Doodling comes from the word doodle – a habit of unfocused or unconscious drawing a person makes while his attention is actually occupied by something else.
Doodles are generally simple and sometimes nonsense drawing that may have definite representational meaning.
Today, doodling is fondly considered as a national pastime mainly because it is done by a lot of people in different settings, but mostly in classrooms and offices.
Some examples of doodling are found in school notebooks, mostly in the margins, caused by a student who is either lacking interest in the class or day dreaming. Another example is when someone is having a long telephone conversation while a pen and paper are within range.

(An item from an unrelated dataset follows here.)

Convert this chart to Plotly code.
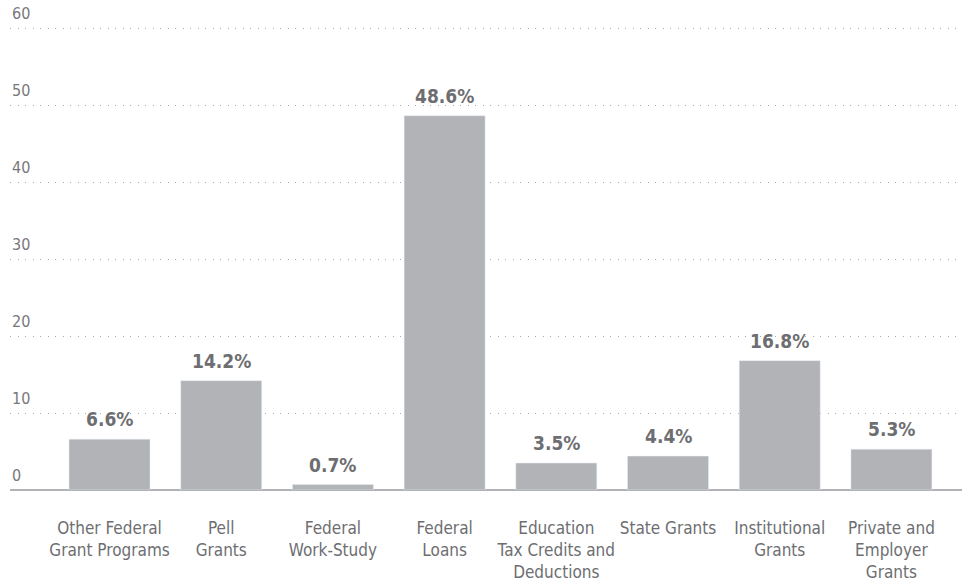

What’s Interesting About It?
For many people, it’s just a typical way of occupying themselves. Not a lot of them realize that doing it does actually provide some benefits.
Let’s find out how…
Admit it – you doodle perhaps in most instances where there is a chance to. Most of us could not deny it because we have developed the habit as students.
What you remember and what sticks in your mind are usually the things you doodle. For instance, it can be trees you always see outside your bedroom window, logo of your favorite baseball team, or the name of your favorite band, singer, or celebrity.
The products of doodling are the images and words coming out of your subconscious mind. Although they seem to be of no significance, they can actually be helping you in learning and grasping knowledge.
One health benefit of the habit, according to the Applied Cognitive Psychology study, is that doodling allows us to be able to effectively recall information hidden within our subconscious. The same research found out that the people subjected to the experiment that filled in shapes while listening to the phone had a better memory retention or recall percentage. The different is about thirty percent compared to those people who did not doodle.
Although not yet proven, the hypothesis is that the habit itself is effective in minimizing and combating daydreaming and absentmindedness.
But the power of doodling is not limited within the bounds of memory and recall alone. There is a widespread belief that it in fact corresponds to empowering one’s intellectual prowess. As it appears, someone who’s doodling seems to be distracted or plainly unfocused.
However, this is an activity that gives the brain an awkward but beneficial exercise of engagement and processing of complicated thoughts and ideas. Likewise, those who rely in their talents of creativity also use doodling to unlock that artistry and creativity in them.
Not convinced? Just ask some of the most notable people in history who themselves admit that the habit has in fact helped them focus, recall, and literally make use of their brains. The list includes the likes of Presidents Bill Clinton, Ronald Reagan, and Thomas Jefferson, as well as poet John Keats and mathematician Stanislaw Ulaw.
Therefore, if you have issues about paying attention and focus, doodling will help you deal with those issues. There’s really nothing wrong or you won’t lose anything if you start the developing the habit.